Begin
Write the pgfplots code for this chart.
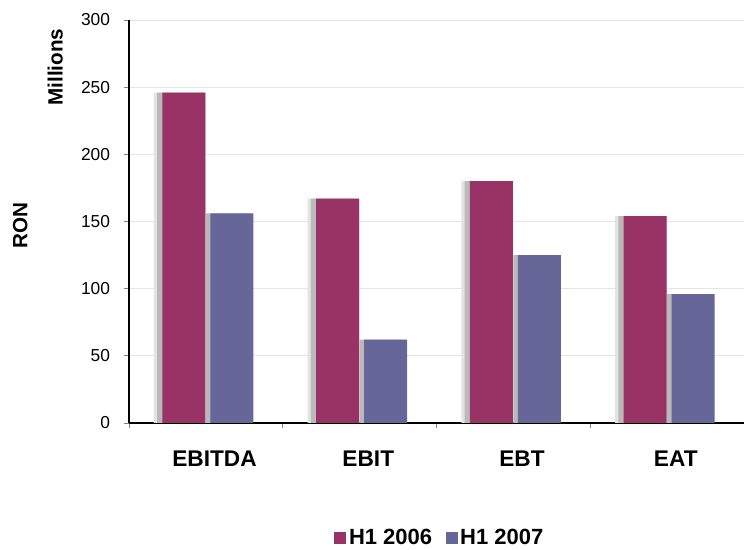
\documentclass[border=0pt]{standalone}
\usepackage{fontspec}
\setmainfont{Liberation Sans}
\usepackage{pgfplots}
\pgfplotsset{compat=1.18}
\definecolor{cred}{HTML}{993366}
\definecolor{cblue}{HTML}{666699}
\begin{document}
\begin{tikzpicture}
\useasboundingbox (0pt,0pt) rectangle (558pt,412.5pt);
\begin{axis}[
  at={(96.75pt,95.25pt)}, anchor=south west,
  scale only axis, width=461.25pt, height=302.25pt,
  xmin=-0.5, xmax=3.5, ymin=0, ymax=300,
  ytick={0,50,...,300},
  xtick={0,1,2,3},
  xticklabels={EBITDA,EBIT,EBT,EAT},
  minor xtick={-0.5,0.5,1.5,2.5,3.5},
  axis x line*=bottom, axis y line*=left,
  axis line style={black, line width=0.8pt, -},
  tick align=outside,
  major tick length=3.75pt,
  minor tick length=3.75pt,
  x tick style={draw=none},
  minor x tick style={draw=gray, line width=0.6pt},
  y tick style={draw=gray, line width=0.6pt},
  ymajorgrids, grid style={gray!20, line width=0.6pt},
  yticklabel style={font=\fontsize{13}{14}\selectfont, xshift=-7pt},
  xticklabel style={font=\bfseries\fontsize{17}{18}\selectfont, yshift=-14pt, xshift=6.5pt},
  /pgf/number format/assume math mode=true,
  ybar, bar width=32.25pt,
  legend style={draw=none, at={(0.506,-0.285)}, anchor=center, legend columns=2,
     font=\bfseries\fontsize{16.5}{17}\selectfont,
     /tikz/every even column/.append style={column sep=8pt}},
  legend image code/.code={\fill[#1] (0,-4.5pt) rectangle (9pt,4.5pt);},
  clip=false,
]
% shadows
\addplot[forget plot, draw=none, fill=gray!22, bar width=39pt, bar shift=-19.5pt] coordinates {(0,246) (1,167) (2,180) (3,154)};
\addplot[forget plot, draw=none, fill=gray!55, bar width=35pt, bar shift=-19pt] coordinates {(0,246) (1,167) (2,180) (3,154)};
\addplot[forget plot, draw=none, fill=gray!55, bar width=34pt, bar shift=17pt] coordinates {(0,156) (1,62) (2,125) (3,96)};
% bars
\addplot[draw=none, fill=cred, bar shift=-16.5pt] coordinates {(0,246) (1,167) (2,180) (3,154)};
\addplot[draw=none, fill=cblue, bar shift=19.5pt] coordinates {(0,156) (1,62) (2,125) (3,96)};
\legend{H1 2006, H1 2007}
\node[rotate=90, font=\bfseries\fontsize{15.5}{16}\selectfont] at (rel axis cs:-0.120,0.883) {Millions};
\node[rotate=90, font=\bfseries\fontsize{15.5}{16}\selectfont] at (rel axis cs:-0.177,0.491) {RON};
\end{axis}
\end{tikzpicture}
\end{document}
End
__Prompt__:
Leaving out the pictures, repeat the data above exactly.

__Correct answer__:
Write the pgfplots code for this chart.
\documentclass[border=0pt]{standalone}
\usepackage{fontspec}
\setmainfont{Liberation Sans}
\usepackage{pgfplots}
\pgfplotsset{compat=1.18}
\definecolor{cred}{HTML}{993366}
\definecolor{cblue}{HTML}{666699}
\begin{document}
\begin{tikzpicture}
\useasboundingbox (0pt,0pt) rectangle (558pt,412.5pt);
\begin{axis}[
  at={(96.75pt,95.25pt)}, anchor=south west,
  scale only axis, width=461.25pt, height=302.25pt,
  xmin=-0.5, xmax=3.5, ymin=0, ymax=300,
  ytick={0,50,...,300},
  xtick={0,1,2,3},
  xticklabels={EBITDA,EBIT,EBT,EAT},
  minor xtick={-0.5,0.5,1.5,2.5,3.5},
  axis x line*=bottom, axis y line*=left,
  axis line style={black, line width=0.8pt, -},
  tick align=outside,
  major tick length=3.75pt,
  minor tick length=3.75pt,
  x tick style={draw=none},
  minor x tick style={draw=gray, line width=0.6pt},
  y tick style={draw=gray, line width=0.6pt},
  ymajorgrids, grid style={gray!20, line width=0.6pt},
  yticklabel style={font=\fontsize{13}{14}\selectfont, xshift=-7pt},
  xticklabel style={font=\bfseries\fontsize{17}{18}\selectfont, yshift=-14pt, xshift=6.5pt},
  /pgf/number format/assume math mode=true,
  ybar, bar width=32.25pt,
  legend style={draw=none, at={(0.506,-0.285)}, anchor=center, legend columns=2,
     font=\bfseries\fontsize{16.5}{17}\selectfont,
     /tikz/every even column/.append style={column sep=8pt}},
  legend image code/.code={\fill[#1] (0,-4.5pt) rectangle (9pt,4.5pt);},
  clip=false,
]
% shadows
\addplot[forget plot, draw=none, fill=gray!22, bar width=39pt, bar shift=-19.5pt] coordinates {(0,246) (1,167) (2,180) (3,154)};
\addplot[forget plot, draw=none, fill=gray!55, bar width=35pt, bar shift=-19pt] coordinates {(0,246) (1,167) (2,180) (3,154)};
\addplot[forget plot, draw=none, fill=gray!55, bar width=34pt, bar shift=17pt] coordinates {(0,156) (1,62) (2,125) (3,96)};
% bars
\addplot[draw=none, fill=cred, bar shift=-16.5pt] coordinates {(0,246) (1,167) (2,180) (3,154)};
\addplot[draw=none, fill=cblue, bar shift=19.5pt] coordinates {(0,156) (1,62) (2,125) (3,96)};
\legend{H1 2006, H1 2007}
\node[rotate=90, font=\bfseries\fontsize{15.5}{16}\selectfont] at (rel axis cs:-0.120,0.883) {Millions};
\node[rotate=90, font=\bfseries\fontsize{15.5}{16}\selectfont] at (rel axis cs:-0.177,0.491) {RON};
\end{axis}
\end{tikzpicture}
\end{document}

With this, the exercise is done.